Cette petite tour gothique n'a de tour que le nom car elle est plutôt basse (peut-être en allait-il autrement autrefois ?). Sa brique est bien mise en valeur, avec une belle porte de brique et de pierre. Elle donne accès à de magnifiques caves voûtées.
Voici ce qu'on peut en voir depuis la cour :
Les caves :
Crédit photo : Nicolas Lassabe
Crédit photo : Nicolas Lassabe
Tour de 1507, 37 rue des Marchands.
Cette tour gothique ronde de 20m est complètement enserrée au milieu de bâtiments plus récents au sein desquels elle joue toujours son rôle d'escalier à vis desservant les étages. De ce fait, seul l'intérieur en est visible. La voûte en haut de l'escalier est une coupole ogivale de brique avec 6 arcades en nervures reposant sur des culots de pierre sculptée.
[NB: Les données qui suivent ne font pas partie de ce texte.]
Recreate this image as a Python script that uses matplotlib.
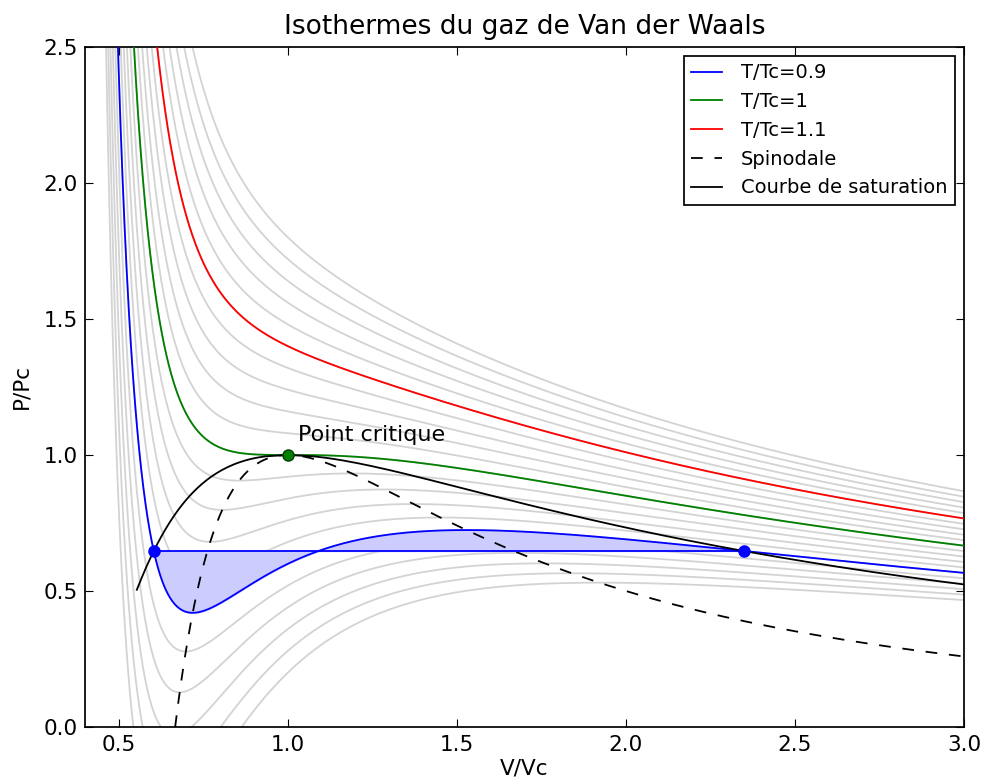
import numpy as np
import matplotlib
matplotlib.use('Agg')
import matplotlib.pyplot as plt

# reduced temperatures of the isotherm family (grey) and the highlighted ones
t_family = [0.80, 0.82, 0.84, 0.86, 0.88, 0.90, 0.92, 0.94, 0.96, 0.98, 1.00,
            1.02, 1.04, 1.06, 1.08, 1.10, 1.12, 1.14, 1.16, 1.18, 1.20]
t_highlight = [0.9, 1.0, 1.1]
highlight_colors = ['b', 'g', 'r']
highlight_labels = ['T/Tc=0.9', 'T/Tc=1', 'T/Tc=1.1']
t_saturation = (0.85, 1.0)   # range of the saturation curve
t_maxwell = 0.9              # isotherm with the Maxwell plateau


def vdw(v, t):
    # reduced Van der Waals equation
    return 8 * t / (3 * v - 1) - 3 / v ** 2


def roots(p, t):
    r = np.roots([3 * p, -(p + 8 * t), 9, -3])
    r = np.sort(r[np.abs(r.imag) < 1e-9].real)
    return r[0], r[-1]


def maxwell(t):
    if t >= 0.9999:
        return 1.0, 1.0, 1.0
    vv = np.linspace(0.4, 10, 20000)
    pp = vdw(vv, t)
    dp = np.diff(pp)
    idx = np.where(np.sign(dp[1:]) != np.sign(dp[:-1]))[0]
    pmin, pmax = pp[idx[0] + 1], pp[idx[1] + 1]
    lo, hi = max(pmin, 1e-6), pmax
    for _ in range(80):
        p = 0.5 * (lo + hi)
        vl, vg = roots(p, t)
        area = (8 * t / 3) * np.log((3 * vg - 1) / (3 * vl - 1)) + 3 * (1 / vg - 1 / vl) - p * (vg - vl)
        if area > 0:
            lo = p
        else:
            hi = p
    return p, vl, vg


plt.rcParams.update({
    'xtick.direction': 'in', 'ytick.direction': 'in',
    'xtick.top': True, 'ytick.right': True,
    'xtick.major.size': 5.5, 'ytick.major.size': 5.5,
    'xtick.major.pad': 6, 'ytick.major.pad': 5,
    'font.size': 15.5, 'axes.linewidth': 1.25,
})

fig = plt.figure(figsize=(9.86, 7.82), dpi=100)
ax = fig.add_axes([0.0862, 0.0703, 0.8915, 0.8697])

v = np.linspace(0.42, 3.05, 3000)
for t in t_family:
    ax.plot(v, vdw(v, t), color='lightgray', lw=1.3, zorder=1)

for t, c, lab in zip(t_highlight, highlight_colors, highlight_labels):
    ax.plot(v, vdw(v, t), color=c, lw=1.3, label=lab, zorder=3)

# spinodal
vs = np.linspace(2 / 3, 3.0, 500)
ax.plot(vs, (3 * vs - 2) / vs ** 3, 'k--', lw=1.3, dashes=(6.5, 6.5), label='Spinodale', zorder=3)

# saturation curve (Maxwell construction)
ts = np.linspace(t_saturation[0], t_saturation[1], 120)
sat = np.array([maxwell(t) for t in ts])
v_sat = np.concatenate([sat[:, 1], sat[::-1, 2]])
p_sat = np.concatenate([sat[:, 0], sat[::-1, 0]])
ax.plot(v_sat, p_sat, 'k-', lw=1.3, label='Courbe de saturation', zorder=4)

# Maxwell plateau for T/Tc=0.9
ps, vl, vg = maxwell(t_maxwell)
vf = np.linspace(vl, vg, 1000)
ax.fill_between(vf, vdw(vf, t_maxwell), ps, color=(0.8, 0.8, 1.0), zorder=2)
ax.plot([vl, vg], [ps, ps], 'b-', lw=1.3, zorder=3)
ax.plot([vl, vg], [ps, ps], 'bo', ms=8, zorder=5)

ax.plot([1.0], [1.0], 'o', color='g', mec='#004000', ms=8, zorder=5)
ax.text(1.03, 1.05, 'Point critique', fontsize=16)

ax.set_xlim(0.4, 3.0)
ax.set_ylim(0.0, 2.5)
ax.set_xticks([0.5, 1.0, 1.5, 2.0, 2.5, 3.0])
ax.set_yticks([0.0, 0.5, 1.0, 1.5, 2.0, 2.5])
ax.set_xlabel('V/Vc', labelpad=2)
ax.set_ylabel('P/Pc', labelpad=9)
ax.set_title('Isothermes du gaz de Van der Waals', fontsize=19, pad=9)

leg = ax.legend(loc='upper right', fancybox=False, framealpha=1, edgecolor='k',
                fontsize=14, handlelength=1.55, handletextpad=1.0, labelspacing=0.5,
                borderaxespad=0.45)
leg.get_frame().set_linewidth(1.25)

fig.savefig('out.png', dpi=100)
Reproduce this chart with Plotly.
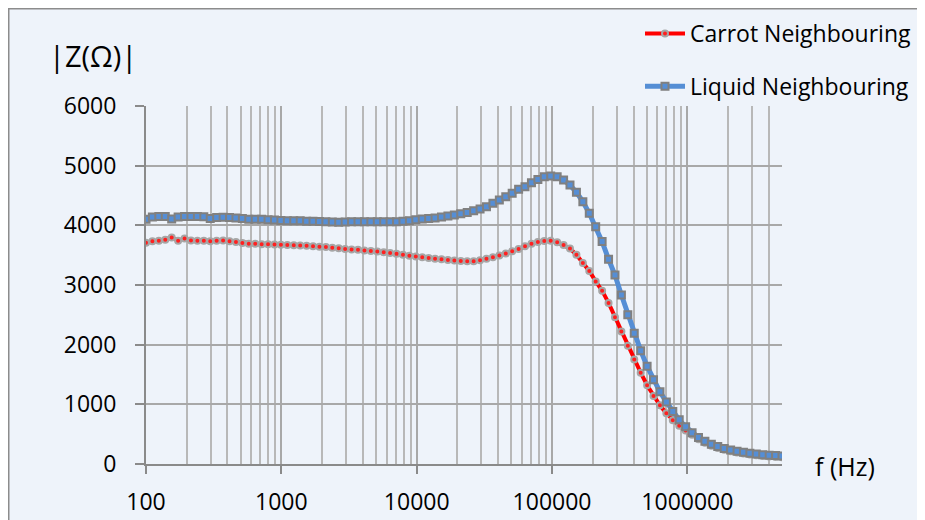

La clé de voûte est ornée d'une marque de marchand, assez semblable à celle de l'hôtel Delfau :
Tour de 1510, 19 rue de la Trinité.
Dans la cour, tour hexagonale puis ronde sur le haut, à toit pointu en zinc visible d'assez loin mais pas de la rue. Avec paraît-il un bel escalier en bois.
Tour de 1504, 35 rue Pharaon.
Belle tour gothique haute de 16m, au sommet amputé et couvert d'un toit de tuiles. Escalier en bois également.
(Pas de photo)
Tour de 1527, 1 bis rue du Languedoc.
Tour gothique de 23m (25 avec la tourelle) avec une belle porte sur rue décorée d'une accolade gothique et d'animaux fantastiques.
Tour de 1520-1525, 39 rue Peyrolières.
Dans la cour, tour gothique de 19m aux murs extérieurs complètement cimentés. A l'intérieur l'escalier à vis en pierre a été remplacé par un escalier à colimaçon.
Tour de 1501, 3 rue des prêtres.
Plantée au milieu d'un moulon, cette tour gothique n'est visible que depuis les étages des immeubles proches. On la doit à Jean Roguier qui cumula les fonctions de capitoul (3 fois en 1500, 1511 et 1518) et de conseiller au Parlement. La balustrade de la terrasse aurait été refaite au XIXème siècle.
De nombreuses autres tours capitulaires d'autres siècles existent, on en verra un bon nombre avec les hôtels montrés plus loin (mais certainement pas toutes faute d'avoir des photos, se référer au livre Tours tolosanes que j'ai mentionné plus haut pour avoir un aperçu complet).